If we care about accuracy in generated texts, we will need to evaluate it. How do we do this? I think there are two aspects to think about
- Is everything in the text factually correct?
- Is everything in the text derivable from the data?
(2) is essentially a check for hallucination. For example, assume that a certain team usually-but-not-always sings a victory song after winning a game. If a generated text says that the team sang their victory song but this is not in the source data, then I regard this as inaccurate even if the team did in fact sing their victory song on this occasion.
Of course, content evaluations of NLG systems need to look at coverage as well as accuracy; did the generated texts communicate the key messages and insights which the user needs or wants to know? But I’ll ignore this aspect of content quality here, although it is of course hugely important!
So how do we evaluate a generated text for accuracy? I suggest the following:
- Analyse the text and extract the messages it communicates. With a rule-based NLG system, we can perhaps directly get semantic content from the output of the document planner. However, when evaluating neural NLG, I think we will need to parse and analyse the generated text.

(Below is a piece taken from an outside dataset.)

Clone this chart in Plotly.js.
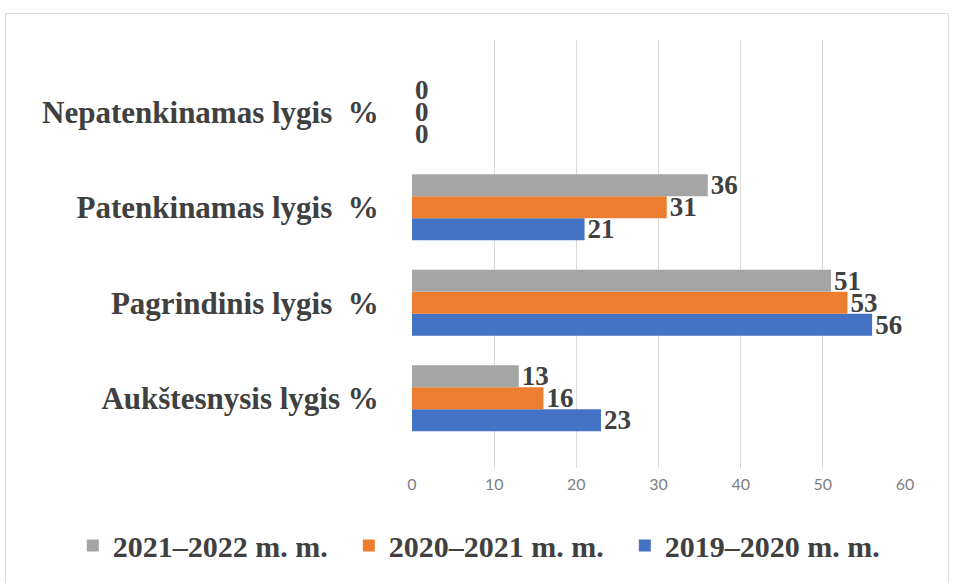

- If we have trusted reference texts, we can check the extracted messages to see if they are in any of the reference texts. If so, they are probably correct, although we should also check that they are derivable from the data ((2) above)
- Fact-check any messages which are not in the reference texts against the source data. The fact that a messages is not in the reference text does not make it wrong, there usually are plenty of innocuous and valid messages which can be added to a summary.
In an ideal world much or indeed all of the above could be automated. However in 2019, we will need to use people in the above process, especially the last fact-checking step. Note that because fact-checking is time-consuming, requires domain knowledge, and must be done carefully and consistently, we probably cannot use Mechanical Turk and similar crowdsourcing platforms.
One important point is that we cannot use metrics such as BLEU to evaluate the accuracy of generated texts! Indeed, in general BLEU is useless at evaluating the content quality of generated texts (Belz and Reiter 2009).
In short, evaluating the accuracy of generated texts is a hassle (and I speak from experience as well as theoretically), because we need a lot of human input and it is difficult to use crowdsourcing. Which is probably why many researchers avoid doing this. But it is important and needs to be done!